◆ GIVEN MATERIAL ◆
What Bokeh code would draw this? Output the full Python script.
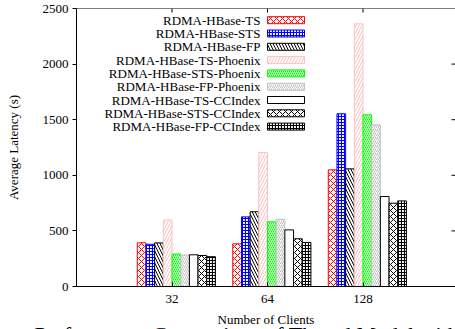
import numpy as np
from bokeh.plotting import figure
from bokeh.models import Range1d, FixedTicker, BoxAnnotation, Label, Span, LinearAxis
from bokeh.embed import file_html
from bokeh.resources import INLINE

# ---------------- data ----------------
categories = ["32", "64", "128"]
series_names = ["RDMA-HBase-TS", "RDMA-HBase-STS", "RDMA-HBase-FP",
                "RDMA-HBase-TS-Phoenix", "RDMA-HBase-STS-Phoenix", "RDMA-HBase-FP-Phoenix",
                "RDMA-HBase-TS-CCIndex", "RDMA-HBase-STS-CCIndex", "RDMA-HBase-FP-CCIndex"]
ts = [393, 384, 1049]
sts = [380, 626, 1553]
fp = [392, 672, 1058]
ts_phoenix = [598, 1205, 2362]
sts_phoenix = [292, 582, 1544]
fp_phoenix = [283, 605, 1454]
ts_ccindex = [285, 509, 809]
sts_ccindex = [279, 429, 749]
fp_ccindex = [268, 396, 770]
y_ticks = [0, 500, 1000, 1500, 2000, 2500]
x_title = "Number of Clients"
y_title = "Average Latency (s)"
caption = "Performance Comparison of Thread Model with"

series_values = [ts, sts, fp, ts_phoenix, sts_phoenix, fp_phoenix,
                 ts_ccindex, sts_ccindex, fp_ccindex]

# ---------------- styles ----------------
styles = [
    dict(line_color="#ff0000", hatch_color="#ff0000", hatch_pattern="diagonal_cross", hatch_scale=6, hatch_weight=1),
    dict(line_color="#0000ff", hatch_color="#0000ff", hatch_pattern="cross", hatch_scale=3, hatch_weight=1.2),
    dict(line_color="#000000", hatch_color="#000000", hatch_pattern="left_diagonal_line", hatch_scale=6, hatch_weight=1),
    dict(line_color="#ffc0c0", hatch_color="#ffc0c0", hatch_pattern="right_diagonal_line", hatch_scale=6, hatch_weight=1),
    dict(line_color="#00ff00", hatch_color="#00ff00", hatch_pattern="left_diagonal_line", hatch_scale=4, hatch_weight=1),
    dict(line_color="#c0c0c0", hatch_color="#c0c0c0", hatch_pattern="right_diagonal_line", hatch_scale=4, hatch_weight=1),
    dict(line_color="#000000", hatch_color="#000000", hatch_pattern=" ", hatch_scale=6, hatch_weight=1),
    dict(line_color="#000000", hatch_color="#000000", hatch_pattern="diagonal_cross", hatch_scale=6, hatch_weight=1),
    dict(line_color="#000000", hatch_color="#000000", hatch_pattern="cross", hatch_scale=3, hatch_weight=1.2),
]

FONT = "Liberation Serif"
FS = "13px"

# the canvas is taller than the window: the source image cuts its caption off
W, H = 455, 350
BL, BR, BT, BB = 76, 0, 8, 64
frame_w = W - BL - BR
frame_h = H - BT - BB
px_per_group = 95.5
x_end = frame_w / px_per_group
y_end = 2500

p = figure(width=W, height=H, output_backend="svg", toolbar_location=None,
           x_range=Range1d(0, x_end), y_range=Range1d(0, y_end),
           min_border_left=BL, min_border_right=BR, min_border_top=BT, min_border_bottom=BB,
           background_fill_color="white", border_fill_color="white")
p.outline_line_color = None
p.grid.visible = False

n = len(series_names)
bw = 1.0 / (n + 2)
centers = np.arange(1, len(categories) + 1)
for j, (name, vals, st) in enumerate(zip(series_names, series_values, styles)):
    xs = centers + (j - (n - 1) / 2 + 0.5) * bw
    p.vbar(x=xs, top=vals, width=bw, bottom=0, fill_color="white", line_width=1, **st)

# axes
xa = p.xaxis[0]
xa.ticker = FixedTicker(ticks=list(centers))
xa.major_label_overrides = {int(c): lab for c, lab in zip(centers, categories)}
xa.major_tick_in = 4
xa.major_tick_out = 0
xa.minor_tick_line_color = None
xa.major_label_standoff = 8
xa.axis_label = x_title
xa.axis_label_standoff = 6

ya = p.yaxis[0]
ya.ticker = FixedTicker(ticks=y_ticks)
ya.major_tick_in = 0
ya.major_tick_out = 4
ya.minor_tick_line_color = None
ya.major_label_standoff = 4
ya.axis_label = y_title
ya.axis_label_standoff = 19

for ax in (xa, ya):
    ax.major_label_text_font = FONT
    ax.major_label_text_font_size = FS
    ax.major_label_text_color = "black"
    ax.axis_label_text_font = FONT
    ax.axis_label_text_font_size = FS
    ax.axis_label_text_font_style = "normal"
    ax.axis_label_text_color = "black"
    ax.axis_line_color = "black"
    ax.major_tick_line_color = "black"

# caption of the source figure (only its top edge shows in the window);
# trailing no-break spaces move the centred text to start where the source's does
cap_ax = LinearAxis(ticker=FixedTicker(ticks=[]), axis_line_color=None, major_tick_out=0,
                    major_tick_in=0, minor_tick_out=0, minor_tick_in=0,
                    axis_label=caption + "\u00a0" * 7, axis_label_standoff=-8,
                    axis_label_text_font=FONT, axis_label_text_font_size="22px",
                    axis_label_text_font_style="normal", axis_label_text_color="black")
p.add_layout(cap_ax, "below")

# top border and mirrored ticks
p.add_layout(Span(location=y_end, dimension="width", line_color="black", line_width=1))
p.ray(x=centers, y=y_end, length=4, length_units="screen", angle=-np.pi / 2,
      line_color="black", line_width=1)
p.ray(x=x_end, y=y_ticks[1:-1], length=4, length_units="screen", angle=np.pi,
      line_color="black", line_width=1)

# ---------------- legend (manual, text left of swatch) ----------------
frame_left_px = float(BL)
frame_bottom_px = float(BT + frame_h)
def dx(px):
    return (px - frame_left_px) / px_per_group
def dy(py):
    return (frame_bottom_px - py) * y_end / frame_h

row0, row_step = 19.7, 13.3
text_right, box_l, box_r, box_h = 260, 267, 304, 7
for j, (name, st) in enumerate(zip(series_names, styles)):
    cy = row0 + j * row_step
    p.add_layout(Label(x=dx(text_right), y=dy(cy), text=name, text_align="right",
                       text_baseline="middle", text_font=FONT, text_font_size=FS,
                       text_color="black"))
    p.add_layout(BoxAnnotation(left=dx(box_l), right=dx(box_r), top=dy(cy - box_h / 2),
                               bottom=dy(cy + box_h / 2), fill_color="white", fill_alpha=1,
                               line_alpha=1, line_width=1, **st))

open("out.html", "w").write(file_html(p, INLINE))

◆ GOAL ◆
Begin at the first line of the material and copy each line exactly through the one containing "from bokeh.resources import INLINE". Omit pictures.

◆ PROBLEM SOLUTION ◆
What Bokeh code would draw this? Output the full Python script.
import numpy as np
from bokeh.plotting import figure
from bokeh.models import Range1d, FixedTicker, BoxAnnotation, Label, Span, LinearAxis
from bokeh.embed import file_html
from bokeh.resources import INLINE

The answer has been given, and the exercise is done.